These days, more than ever, you have to be leery of the company you keep. Two defendants found this out the hard way when they were convicted of felony crimes not for what they did, but rather for what their roommates allegedly did.
In State v. Omot, Mr. Omot’s roommate was charged with drug crimes for having marijuana in his dresser drawer. The evidence showed that the drawer did not belong to Omot, none of Omot’s property was found in the drawer, and Omot never accessed the drawer. A third person who also lived in the house, and who got her marijuana from Omot’s roommate, testified that she never saw Omot use or sell marijuana.
So why did the prosecutor charge Omot, and why did the jury convict him? When raiding the house, the police found a completely unrelated picture of Omot, alone, holding a firearm. This, the prosecutor contended, showed that Omot was “ready and willing to act as an ‘enforcer’ for [his roommate] in a drug trafficking operation.” As a result of this embarrassingly weak guesswork, Omot was convicted as a party-to-the-crime and sent to jail.
Similarly, in State v. Miller, Mr. Miller was charged with sex crimes for having sexual intercourse with a minor. The minor testified that she had sex with Miller and his two roommates in a motel room, and semen evidence was also presented at trial. The DNA expert “could not exclude Miller” as being the source of some of the semen. Miller denied having sex with the minor, but, apparently because the DNA evidence did not prove his innocence, he was convicted and sentenced to nearly two decades in prison.
When additional, post-conviction DNA testing proved that Miller was not the source of any of the semen, and that the semen actually belonged to the “victim’s” boyfriend, Miller asked for a new trial. The trial judge refused, and kept Miller in prison. Why? Because, the judge said, even though Miller didn’t have sex with the “victim,” he saw one of his two roommates possibly having sexual contact with her on the dance floor earlier that night. And, because Miller observed it and didn’t do anything to stop it, he was still guilty of sexual assault as a party-to-the-crime.
This type of guilt by association is common, and party-to-the-crime statutes are incredibly far-reaching. What is not common, however, is what happened next: both convictions were reversed. The appellate court reversed Omot’s conviction for lack of evidence, and ordered the trial judge to enter a full and final acquittal. In Miller’s case, however, the appellate court reversed the conviction due to the trial judge’s gross misunderstanding of the party-to-a-crime law. Instead of ordering a full and final acquittal, the appellate court ordered the trial judge to decide whether Miller should get a new trial where he can use the new DNA evidence in his defense. Let’s hope the trial judge gets this one right. (Hint, judge: the answer is yes.)

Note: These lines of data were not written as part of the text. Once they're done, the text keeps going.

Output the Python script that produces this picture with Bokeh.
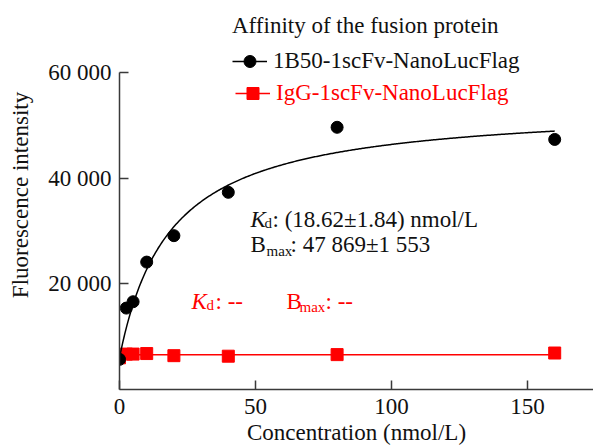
import numpy as np
from bokeh.plotting import figure
from bokeh.models import Range1d, FixedTicker, Label, Legend, LegendItem
from bokeh.embed import file_html
from bokeh.resources import INLINE

# ---- data ----
conc = [0, 2.5, 5, 10, 20, 40, 80, 160]
fusion_1b50 = [5700, 15400, 16600, 24100, 29100, 37300, 49600, 47300]
fusion_igg = [6000, 6700, 6700, 6800, 6400, 6300, 6600, 6900]
x_ticks = [0, 50, 100, 150]
y_ticks = [20000, 40000, 60000]
y_tick_labels = ["20 000", "40 000", "60 000"]
y_axis_max = 60000
KD = 18.62          # nmol/L (from chart annotation)
BMAX = 47869        # from chart annotation
B0 = 6000           # background level

FONT = "Liberation Serif"
RED = "#ff0000"
AXIS = "#3a3a3a"
TXT = "#111111"

# frame: left 119, top 0, bottom 390 (axis area 72..390 holds 0..60000)
W, H = 593, 447
LEFT, BOTTOM = 119, 57
frame_h = H - BOTTOM
axis_px = 318
y_end = y_axis_max * frame_h / axis_px
x_end = (W - LEFT) * 50 / 136.0

p = figure(width=W, height=H, x_range=Range1d(0, x_end), y_range=Range1d(0, y_end),
           output_backend="svg", toolbar_location=None,
           min_border_left=LEFT, min_border_right=0, min_border_top=0, min_border_bottom=BOTTOM)
p.outline_line_color = None
p.xgrid.visible = False
p.ygrid.visible = False
p.background_fill_color = "white"
p.border_fill_color = "white"

# red (IgG) series: flat line + squares
red_level = float(np.mean(fusion_igg))
red_line = p.line([conc[0], conc[-1]], [red_level, red_level], line_color=RED, line_width=1.5)
red_pts = p.scatter(conc, fusion_igg, marker="square", size=12, fill_color=RED, line_color=RED)

# black (1B50) series: one-site binding fit + points
xf = np.linspace(conc[0], conc[-1], 400)
yf = B0 + BMAX * xf / (KD + xf)
curve = p.line(xf, yf, line_color="black", line_width=1.5)
pts = p.scatter(conc, fusion_1b50, marker="circle", size=12, fill_color="black", line_color="black")

# axes
for ax in (p.xaxis[0], p.yaxis[0]):
    ax.axis_line_color = AXIS
    ax.axis_line_width = 1.5
    ax.major_tick_line_color = AXIS
    ax.major_tick_line_width = 1.5
    ax.major_tick_in = 9
    ax.major_tick_out = 0
    ax.minor_tick_line_color = None
    ax.major_label_text_font = FONT
    ax.major_label_text_font_size = "23px"
    ax.major_label_text_color = TXT
    ax.axis_label_text_font = FONT
    ax.axis_label_text_font_size = "23px"
    ax.axis_label_text_font_style = "normal"
    ax.axis_label_text_color = TXT

p.xaxis[0].ticker = FixedTicker(ticks=x_ticks)
p.xaxis[0].major_label_standoff = 9
p.xaxis[0].axis_label = "Concentration (nmol/L)"
p.xaxis[0].axis_label_standoff = 3
p.yaxis[0].ticker = FixedTicker(ticks=y_ticks)
p.yaxis[0].bounds = (0, y_axis_max)
p.yaxis[0].major_label_overrides = {t: s for t, s in zip(y_ticks, y_tick_labels)}
p.yaxis[0].major_label_standoff = 8
p.yaxis[0].axis_label = "Fluorescence intensity"
p.yaxis[0].axis_label_standoff = 12

# legends
leg_common = dict(border_line_color=None, background_fill_alpha=0, padding=0, margin=0,
                  spacing=0, glyph_width=35, glyph_height=30, label_standoff=6,
                  label_text_font=FONT, label_text_font_size="23px")
leg1 = Legend(items=[LegendItem(label="1B50-1scFv-NanoLucFlag", renderers=[curve, pts])],
              title="Affinity of the fusion protein", title_text_font=FONT,
              title_text_font_size="23px", title_text_font_style="normal",
              title_standoff=7, title_text_color=TXT, label_text_color=TXT,
              location=(113, 313), **leg_common)
leg2 = Legend(items=[LegendItem(label="IgG-1scFv-NanoLucFlag", renderers=[red_line, red_pts])],
              label_text_color=RED, location=(116, 281), **leg_common)
p.add_layout(leg1)
p.add_layout(leg2)

# annotations (K_d and B_max with subscripts), screen units from frame bottom-left
def lab(x, y, text, size, color, style="normal"):
    p.add_layout(Label(x=x, y=y, x_units="screen", y_units="screen", text=text,
                       text_font=FONT, text_font_size=size, text_color=color,
                       text_font_style=style, text_baseline="alphabetic"))

lab(131, 170, "K", "23px", TXT, "italic")
lab(145, 167, "d", "15px", TXT)
lab(153, 170, ": (18.62\u00b11.84) nmol/L", "23px", TXT)
lab(131, 145, "B", "23px", TXT)
lab(147, 139, "max", "15px", TXT)
lab(171, 145, ": 47 869\u00b11 553", "23px", TXT)

lab(72, 88, "K", "23px", RED, "italic")
lab(87, 85, "d", "15px", RED)
lab(96, 88, ": --", "23px", RED)
lab(167, 88, "B", "23px", RED)
lab(180, 83, "max", "15px", RED)
lab(206, 88, ": --", "23px", RED)

open("out.html", "w").write(file_html(p, INLINE))
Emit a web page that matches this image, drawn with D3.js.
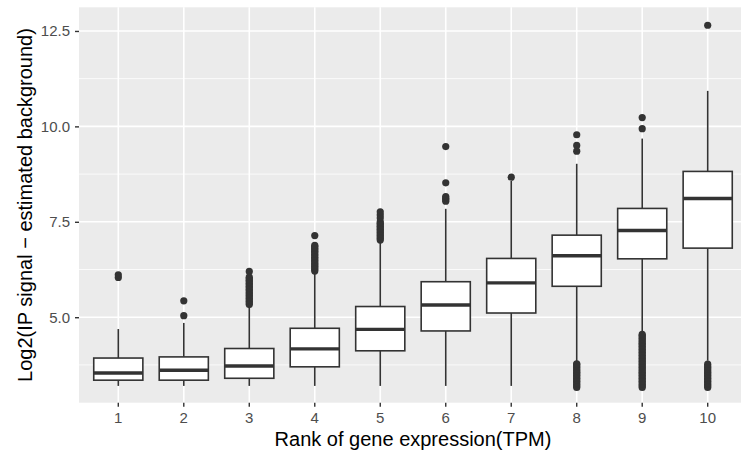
<!DOCTYPE html>
<html>
<head>
<meta charset="utf-8">
<script src="https://cdn.jsdelivr.net/npm/d3@7"></script>
<style>
  html, body { margin: 0; padding: 0; background: #fff; overflow: hidden; }
  svg { display: block; font-family: "Liberation Sans", Arial, Helvetica, sans-serif; }
</style>
</head>
<body>
<div id="chart"></div>
<script>
// Datos
const categories = ['1', '2', '3', '4', '5', '6', '7', '8', '9', '10'];
const whiskerLow = [3.20, 3.20, 3.20, 3.20, 3.20, 3.20, 3.20, 3.84, 4.62, 3.86];
const q1 = [3.35, 3.35, 3.40, 3.70, 4.12, 4.64, 5.11, 5.81, 6.53, 6.81];
const medians = [3.54, 3.61, 3.72, 4.17, 4.68, 5.32, 5.90, 6.61, 7.27, 8.11];
const q3 = [3.93, 3.96, 4.18, 4.71, 5.28, 5.93, 6.54, 7.15, 7.85, 8.82];
const whiskerHigh = [4.69, 4.85, 5.28, 6.14, 7.00, 7.84, 8.57, 9.02, 9.68, 10.93];
const outliers = [
  [6.04, 6.11],
  [5.04, 5.43],
  [5.33, 5.37, 5.41, 5.45, 5.49, 5.53, 5.57, 5.61, 5.65, 5.69, 5.73, 5.77, 5.81, 5.85, 5.89, 5.93, 5.97, 6.01, 6.05, 6.20],
  [6.21, 6.25, 6.29, 6.33, 6.37, 6.41, 6.45, 6.49, 6.53, 6.57, 6.61, 6.65, 6.69, 6.73, 6.77, 6.81, 6.85, 6.88, 7.14],
  [7.02, 7.06, 7.10, 7.14, 7.18, 7.22, 7.26, 7.30, 7.34, 7.38, 7.42, 7.46, 7.50, 7.60, 7.68, 7.76],
  [8.04, 8.08, 8.12, 8.16, 8.52, 9.47],
  [8.67],
  [3.16, 3.20, 3.24, 3.28, 3.32, 3.36, 3.40, 3.44, 3.48, 3.52, 3.56, 3.60, 3.64, 3.68, 3.72, 3.76, 3.78, 9.35, 9.50, 9.78],
  [3.16, 3.20, 3.24, 3.28, 3.32, 3.36, 3.40, 3.44, 3.48, 3.52, 3.56, 3.60, 3.64, 3.68, 3.72, 3.76, 3.80, 3.84, 3.88, 3.92,
   3.96, 4.00, 4.04, 4.08, 4.12, 4.16, 4.20, 4.24, 4.28, 4.32, 4.36, 4.40, 4.44, 4.48, 4.52, 4.55, 9.94, 10.23],
  [3.16, 3.20, 3.24, 3.28, 3.32, 3.36, 3.40, 3.44, 3.48, 3.52, 3.56, 3.60, 3.64, 3.68, 3.72, 3.77, 12.65]
];
const yTicks = [5, 7.5, 10, 12.5];
const yMinorTicks = [3.75, 6.25, 8.75, 11.25];
const yDomain = [2.76, 13.12];
const xTitle = 'Rank of gene expression(TPM)';
const yTitle = 'Log2(IP signal \u2212 estimated background)';

let width = 741, height = 457;
let panel = {left: 79, right: 747, top: 7.3, bottom: 402.7};
let fontFamily = '"Liberation Sans", Arial, Helvetica, sans-serif';

let svg = d3.select('#chart')
    .append('svg')
    .attr('width', width)
    .attr('height', height);

let x = d3.scaleBand()
    .domain(categories)
    .range([panel.left, panel.right])
    .paddingInner(0)
    .paddingOuter(0.1);

let y = d3.scaleLinear()
    .domain(yDomain)
    .range([panel.bottom, panel.top]);

// Fondo del panel
svg.append('rect')
    .attr('x', panel.left)
    .attr('y', panel.top)
    .attr('width', panel.right - panel.left)
    .attr('height', panel.bottom - panel.top)
    .attr('fill', '#EBEBEB');

// Rejilla
let grid = svg.append('g');
grid.selectAll('.minor')
    .data(yMinorTicks)
    .enter().append('line')
    .attr('x1', panel.left).attr('x2', panel.right)
    .attr('y1', d => y(d)).attr('y2', d => y(d))
    .attr('stroke', '#fff').attr('stroke-width', 0.8);
grid.selectAll('.major')
    .data(yTicks)
    .enter().append('line')
    .attr('x1', panel.left).attr('x2', panel.right)
    .attr('y1', d => y(d)).attr('y2', d => y(d))
    .attr('stroke', '#fff').attr('stroke-width', 1.6);
grid.selectAll('.vmajor')
    .data(categories)
    .enter().append('line')
    .attr('x1', d => x(d) + x.bandwidth() / 2).attr('x2', d => x(d) + x.bandwidth() / 2)
    .attr('y1', panel.top).attr('y2', panel.bottom)
    .attr('stroke', '#fff').attr('stroke-width', 1.6);

// Ejes
let xAxis = svg.append('g')
    .attr('transform', 'translate(0,' + panel.bottom + ')')
    .call(d3.axisBottom(x).tickSize(4).tickPadding(6));
xAxis.select('.domain').remove();
xAxis.selectAll('.tick line').attr('stroke', '#333').attr('stroke-width', 1.4);
xAxis.selectAll('.tick text').attr('fill', '#4D4D4D').attr('font-size', 15)
    .attr('font-family', fontFamily);

let yAxis = svg.append('g')
    .attr('transform', 'translate(' + panel.left + ',0)')
    .call(d3.axisLeft(y).tickValues(yTicks).tickFormat(d3.format('.1f')).tickSize(4).tickPadding(5));
yAxis.select('.domain').remove();
yAxis.selectAll('.tick line').attr('stroke', '#333').attr('stroke-width', 1.4);
yAxis.selectAll('.tick text').attr('fill', '#4D4D4D').attr('font-size', 15)
    .attr('font-family', fontFamily);

// Cajas
let boxes = categories.map((c, i) => ({
    cat: c, lo: whiskerLow[i], q1: q1[i], med: medians[i], q3: q3[i], hi: whiskerHigh[i], out: outliers[i]
}));
let cx = d => x(d.cat) + x.bandwidth() / 2;
let bw = x.step() * 0.75;

let g = svg.selectAll('.box')
    .data(boxes)
    .enter().append('g')
    .attr('class', 'box');

g.append('line')
    .attr('x1', cx).attr('x2', cx)
    .attr('y1', d => y(d.q3)).attr('y2', d => y(d.hi))
    .attr('stroke', '#333').attr('stroke-width', 1.6);
g.append('line')
    .attr('x1', cx).attr('x2', cx)
    .attr('y1', d => y(d.q1)).attr('y2', d => y(d.lo))
    .attr('stroke', '#333').attr('stroke-width', 1.6);

g.selectAll('circle')
    .data(d => d.out.map(v => ({cat: d.cat, v: v})))
    .enter().append('circle')
    .attr('cx', cx)
    .attr('cy', d => y(d.v))
    .attr('r', 3.6)
    .attr('fill', '#333');

g.append('rect')
    .attr('x', d => cx(d) - bw / 2)
    .attr('width', bw)
    .attr('y', d => y(d.q3))
    .attr('height', d => y(d.q1) - y(d.q3))
    .attr('fill', '#fff')
    .attr('stroke', '#333')
    .attr('stroke-width', 1.6);
g.append('line')
    .attr('x1', d => cx(d) - bw / 2).attr('x2', d => cx(d) + bw / 2)
    .attr('y1', d => y(d.med)).attr('y2', d => y(d.med))
    .attr('stroke', '#333').attr('stroke-width', 3.4);

// Títulos de ejes
svg.append('text')
    .attr('x', (panel.left + panel.right) / 2)
    .attr('y', 445.7)
    .attr('text-anchor', 'middle')
    .attr('font-size', 20)
    .attr('fill', '#000')
    .text(xTitle);

svg.append('text')
    .attr('transform', 'translate(31.7,' + (panel.top + panel.bottom) / 2 + ') rotate(-90)')
    .attr('text-anchor', 'middle')
    .attr('font-size', 20)
    .attr('fill', '#000')
    .text(yTitle);
</script>
</body>
</html>
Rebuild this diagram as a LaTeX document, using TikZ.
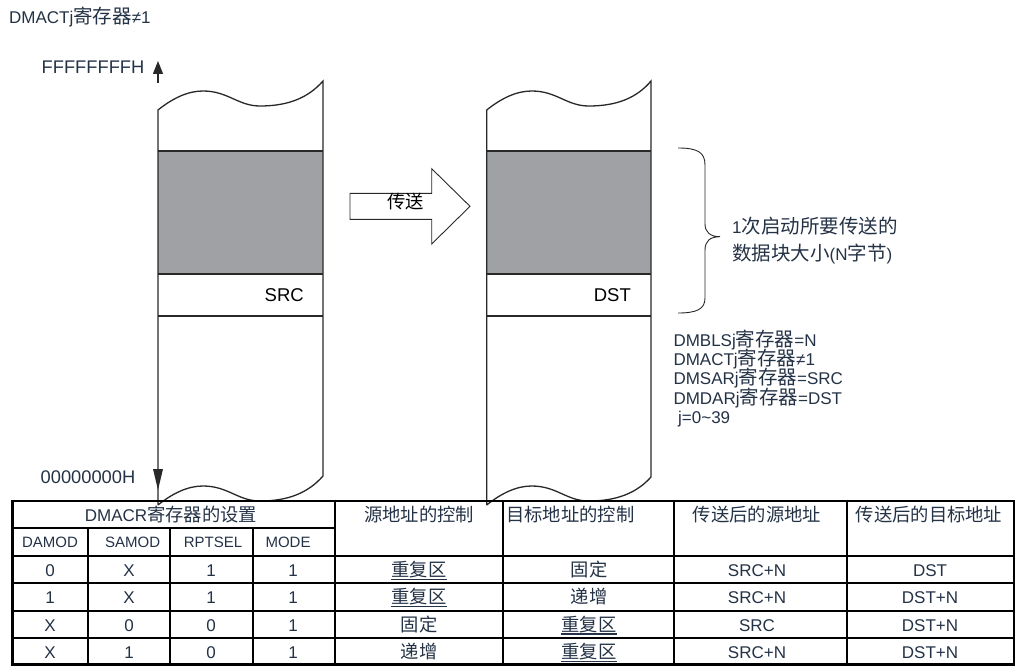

But few defendants are as lucky as Miller, and especially Omot. The reason is that after a conviction, the appellate court has to review the evidence in the light most favorable to the state, and must also give the state all inferences so that the dots may be connected to form the requisite picture of guilt. Only when the evidence and inferences don’t exist at all may an appellate court reverse a conviction.
But these reversals, as anomalous as they are, raise some interesting questions:
- Are these two rare reversals—occurring within five weeks of each other—just the tip of the iceberg? How many other equally weak, or nearly as weak, convictions do not get reversed?
- How is it that some people think they can know something to such a high degree of certainty—here, a defendant’s guilt beyond a reasonable doubt—without any evidence?
- Why are some juries and some judges so eager to convict and incarcerate people? Without any evidence, is it based on race or some other physical characteristic that can’t be seen when reading the trial transcript? Or is it just our love of punishment, even in cases where a crime was committed, if at all, by someone else?
- Are the convictions in these two cases just a symptom of a greater problem? Are they just the natural result of our inability to think critically, skeptically, and logically?
Fortunately, these are questions that Mr. Omot and (hopefully) Mr. Miller can ponder at their local coffeehouse or pub, instead of at jail or prison.